Al que le parezca un lujo eso de que una ciudad mantenga sus comercios tradicionales le conviene repensar las cosas. Los hipermercados suelen impresionar con el argumento de la compra a escala, lo cual es cierto en teoría, pero olvida cariñosamente que un supermercado es una superempresa que busca superganancias, por lo que no le repasa el mejor precio al cliente. Lo que termina en que una botella de algo cuesta lo mismo en el híper que en el almacén.
En otros casos, el argumento es todavía más claro. Un reciente estudio en Manhattan investigó un milagro: en una de las ciudades más caras del planeta, los feriantes de Chinatown se las arreglan para vender sus verduras frescas casi al mismo precio que en Buenos Aires. Resultó que el misterio era simple. Primero, que una feria o pequeño comercio no tiene los descomunales gastos fijos de un gran local. Segundo, que ese tipo de comercio no hace stock, con lo que compra sus vegetales más maduros que los súper, que los necesitan muy verdes, para que duren.

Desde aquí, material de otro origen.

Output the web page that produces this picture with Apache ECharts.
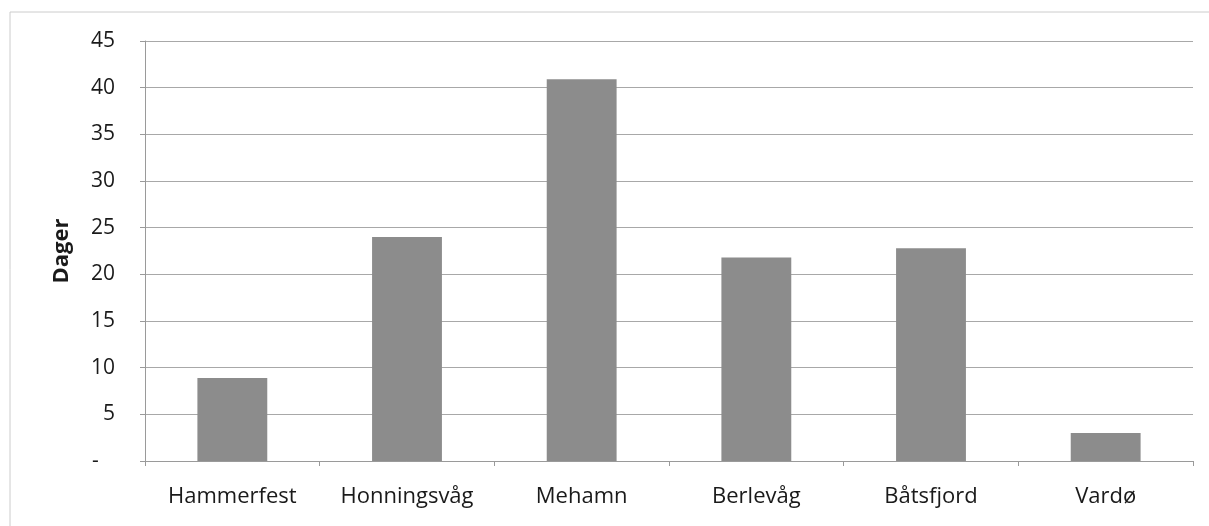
<!DOCTYPE html>
<html><head><meta charset="utf-8">
<script src="https://cdn.jsdelivr.net/npm/echarts@6/dist/echarts.min.js"></script>
<style>html,body{margin:0;padding:0;background:#fff}#c{width:1209px;height:526px}</style>
</head><body><div id="c"></div>
<script>
const categories = ['Hammerfest', 'Honningsvåg', 'Mehamn', 'Berlevåg', 'Båtsfjord', 'Vardø'];
const values = [8.9, 24.0, 40.9, 21.8, 22.8, 3.0];
const yTicks = [0, 5, 10, 15, 20, 25, 30, 35, 40, 45];
const yName = 'Dager';

const chart = echarts.init(document.getElementById('c'));
chart.setOption({
  animation: false,
  backgroundColor: '#fff',
  graphic: [{
    type: 'rect', shape: { x: 10, y: 12, width: 1205, height: 520 },
    style: { fill: 'none', stroke: '#cccccc', lineWidth: 1 }, silent: true
  }],
  grid: { left: 145, right: 16, top: 41, bottom: 65 },
  xAxis: {
    type: 'category', data: categories,
    axisLine: { lineStyle: { color: '#9a9a9a', width: 1 } },
    axisTick: { show: true, alignWithLabel: false, length: 5, lineStyle: { color: '#9a9a9a' } },
    axisLabel: { color: '#1a1a1a', fontSize: 22, fontFamily: 'Open Sans', margin: 25 }
  },
  yAxis: {
    type: 'value', min: yTicks[0], max: yTicks[yTicks.length - 1], interval: 5,
    name: yName, nameLocation: 'middle', nameGap: 72, nameRotate: 90,
    nameTextStyle: { fontSize: 22, fontWeight: 'bold', color: '#1a1a1a', fontFamily: 'Open Sans' },
    axisLine: { show: true, lineStyle: { color: '#9a9a9a' } },
    axisTick: { show: true, length: 5, lineStyle: { color: '#9a9a9a' } },
    splitLine: { lineStyle: { color: '#a8a8a8', width: 1 } },
    axisLabel: {
      color: '#1a1a1a', fontSize: 21, fontFamily: 'Open Sans', margin: 30,
      formatter: v => (v === 0 ? '-   ' : String(v))
    }
  },
  series: [{
    type: 'bar', data: values, barWidth: '40%',
    itemStyle: { color: '#8c8c8c' }
  }]
});
</script></body></html>
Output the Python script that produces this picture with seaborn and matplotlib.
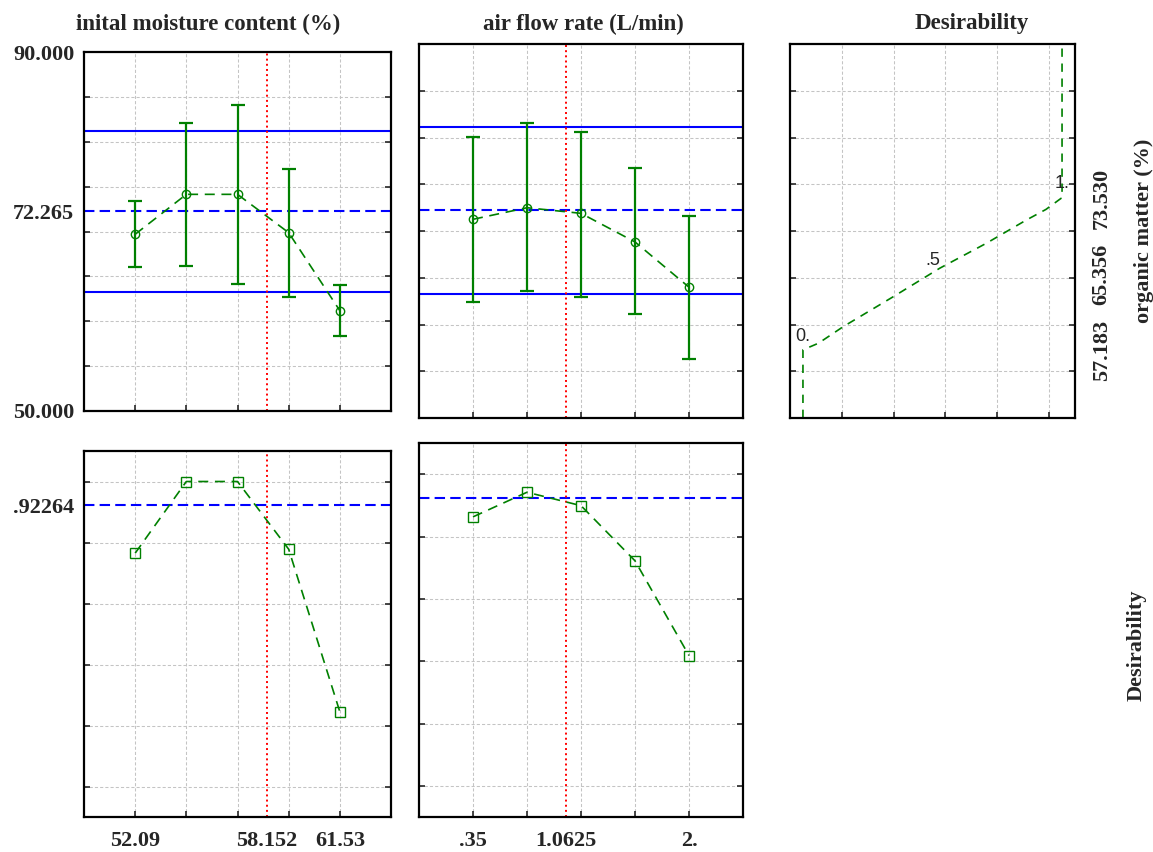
import numpy as np
import pandas as pd
import matplotlib
matplotlib.use("Agg")
import matplotlib.pyplot as plt
import seaborn as sns

# profiles for predicted values and desirability
moist_levels = [52.09, 54.45, 56.81, 59.17, 61.53]
moist_ticks = ["52.09", "", "", "", "61.53"]
om_moist = [69.69, 74.14, 74.14, 69.87, 61.18]
om_moist_lo = [66.08, 66.16, 64.15, 62.74, 58.36]
om_moist_hi = [73.36, 82.09, 84.13, 76.96, 64.04]
des_moist = [0.765, 1.0, 1.0, 0.778, 0.245]

flow_levels = [0.35, 0.7625, 1.175, 1.5875, 2.0]
flow_ticks = [".35", "", "", "", "2."]
om_flow = [71.25, 72.49, 71.89, 68.83, 63.99]
om_flow_lo = [62.45, 63.59, 62.99, 61.14, 56.33]
om_flow_hi = [80.04, 81.53, 80.57, 76.69, 71.57]
des_flow = [0.863, 0.942, 0.899, 0.722, 0.418]

om_ci = [63.27, 81.17]
om_pred = 72.265
des_pred = 0.92264
moist_opt = 58.152
flow_opt = 1.0625

# desirability function for organic matter
des_curve_d = [0.0, 0.0, 0.06, 0.156, 0.349, 0.528, 0.708, 0.862, 0.938, 0.996, 1.0, 1.0]
des_curve_y = [50.0, 57.29, 58.0, 59.78, 62.98, 66.02, 68.69, 71.17, 72.31, 73.49, 73.53, 90.0]
des_anchor_d = [0.0, 0.5, 1.0]
des_anchor_y = [57.183, 65.356, 73.530]
des_anchor_txt = ["0.", ".5", "1."]
des_anchor_ticks = ["57.183", "65.356", "73.530"]

sns.set_style("ticks")
plt.rcParams['font.family'] = ['Liberation Serif', 'DejaVu Serif']
plt.rcParams['font.weight'] = 'bold'

W, H = 1153, 852
fig = plt.figure(figsize=(W / 100, H / 100), dpi=100)
GREEN = '#008000'
FS = 16
TFS = 16.5


def px_axes(left, top, right, bottom):
    return fig.add_axes([left / W, 1 - bottom / H, (right - left) / W, (bottom - top) / H])


def style(ax):
    ax.set_axisbelow(True)
    ax.grid(True, which='major', color='#c4c4c4', linestyle=(0, (3, 2)), linewidth=0.75)
    ax.tick_params(which='major', direction='in', length=4, width=1.2,
                   left=True, right=True, bottom=True, top=False,
                   labelleft=False, labelbottom=False, labelsize=FS, pad=10)
    ax.tick_params(which='minor', length=0, labelsize=FS, pad=7)
    for s in ax.spines.values():
        s.set_visible(True)
        s.set_linewidth(1.6)
        s.set_color('black')
    ax.set_xlabel('')
    ax.set_ylabel('')


def top_profile(ax, levels, mean, lo, hi, opt):
    for v in om_ci:
        ax.axhline(v, color='blue', lw=1.5)
    ax.axhline(om_pred, color='blue', lw=1.5, ls=(0, (5, 2.5)))
    ax.axvline(opt, color='red', lw=1.4, ls=':')
    yerr = [np.subtract(mean, lo), np.subtract(hi, mean)]
    ax.errorbar(levels, mean, yerr=yerr, fmt='none', ecolor=GREEN,
                elinewidth=1.6, capsize=5, capthick=1.6)
    df = pd.DataFrame({'x': levels, 'y': mean})
    sns.lineplot(data=df, x='x', y='y', ax=ax, color=GREEN, lw=1.2,
                 linestyle=(0, (6, 4)), marker='o', markersize=6,
                 markerfacecolor='none', markeredgecolor=GREEN, markeredgewidth=1)
    step = levels[1] - levels[0]
    ax.set_xlim(levels[0] - step, levels[-1] + step)
    ax.set_ylim(50, 90)
    ax.set_xticks(levels)
    ax.set_yticks(np.arange(55, 90, 5))
    style(ax)


def bottom_profile(ax, levels, des, opt, ticks):
    ax.axhline(des_pred, color='blue', lw=1.5, ls=(0, (5, 2.5)))
    ax.axvline(opt, color='red', lw=1.4, ls=':')
    df = pd.DataFrame({'x': levels, 'y': des})
    sns.lineplot(data=df, x='x', y='y', ax=ax, color=GREEN, lw=1.2,
                 linestyle=(0, (6, 4)), marker='s', markersize=7,
                 markerfacecolor='none', markeredgecolor=GREEN, markeredgewidth=1)
    step = levels[1] - levels[0]
    ax.set_xlim(levels[0] - step, levels[-1] + step)
    ax.set_ylim(-0.1, 1.1)
    ax.set_yticks(np.arange(0, 1.01, 0.2))
    ax.set_xticks(levels, labels=ticks)
    ax.set_xticks([opt], labels=["%g" % opt], minor=True)
    style(ax)
    ax.tick_params(which='major', labelbottom=True)
    ax.tick_params(which='minor', axis='x', pad=10)


# top row
ax1 = px_axes(84, 52, 391, 411)
top_profile(ax1, moist_levels, om_moist, om_moist_lo, om_moist_hi, moist_opt)
ax1.set_yticks([50, om_pred, 90], labels=["50.000", "72.265", "90.000"], minor=True)

ax2 = px_axes(419, 44, 743, 418)
top_profile(ax2, flow_levels, om_flow, om_flow_lo, om_flow_hi, flow_opt)

ax3 = px_axes(790, 44, 1075, 418)
df3 = pd.DataFrame({'d': des_curve_d, 'y': des_curve_y})
sns.lineplot(data=df3, x='d', y='y', ax=ax3, color=GREEN, lw=1.2,
             linestyle=(0, (5, 4)), sort=False, estimator=None)
for d, y, s in zip(des_anchor_d, des_anchor_y, des_anchor_txt):
    ax3.annotate(s, (d, y), xytext=(0, 4), textcoords='offset points',
                 ha='center', va='bottom', fontsize=13, fontweight='normal',
                 fontfamily='Liberation Sans')
ax3.set_xlim(-0.05, 1.05)
ax3.set_ylim(50, 90)
ax3.set_xticks([0.15, 0.35, 0.55, 0.75, 0.95])
ax3.set_yticks(np.arange(55, 90, 5))
style(ax3)
ax3.set_yticks(des_anchor_y, labels=des_anchor_ticks, minor=True)
ax3.tick_params(which='minor', axis='y', left=False, right=True, labelleft=False,
                labelright=True, labelrotation=90, pad=12)
plt.setp(ax3.get_yticklabels(minor=True), va='center')
ax3.yaxis.set_label_position('right')
ax3.set_ylabel('organic matter (%)', fontsize=FS, fontweight='bold', labelpad=16)

# bottom row
ax4 = px_axes(84, 451, 391, 817)
bottom_profile(ax4, moist_levels, des_moist, moist_opt, moist_ticks)
ax4.set_yticks([des_pred], labels=[".92264"], minor=True)

ax5 = px_axes(419, 443, 743, 817)
bottom_profile(ax5, flow_levels, des_flow, flow_opt, flow_ticks)

fig.text(208 / W, 1 - 24 / H, "inital moisture content (%)", ha='center', va='center', fontsize=TFS)
fig.text(583 / W, 1 - 24 / H, "air flow rate (L/min)", ha='center', va='center', fontsize=TFS)
fig.text(972 / W, 1 - 24 / H, "Desirability", ha='center', va='center', fontsize=TFS)
fig.text(1137 / W, 1 - 645 / H, "Desirability", ha='center', va='center', rotation=90, fontsize=FS)

fig.savefig("out.png", dpi=100)
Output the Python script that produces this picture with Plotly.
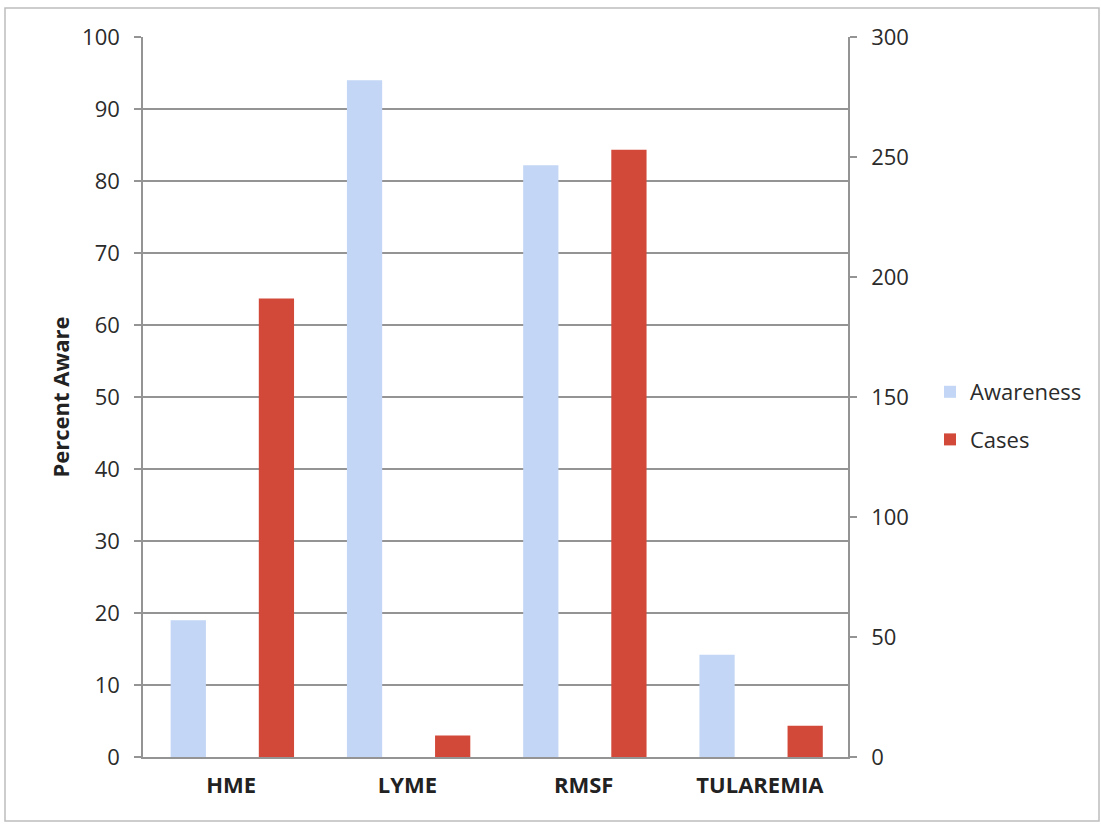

¿Qué tiene esto que ver con lo slow? Que el cliente que compra un tomate maduro para hacerse una salsa es el cliente que hace una pequeña compra todos los días y cocina fresco, un cliente slow. El que compra verdura para toda la semana paga más caro y vive apurado.
Todos conocemos este tipo de shopping, de barrio, que suele implicar, en nuestro imaginario, amas de casa a tiempo completo que no tienen otra cosa que hacer que ir a la feria. Pero no hace falta que sea así: en las ciudades slow se acomodaron los horarios para que coincidan ferias y gente que trabaja, y los restaurantes también se volcaron a comprar en este tipo de comercio, más barato.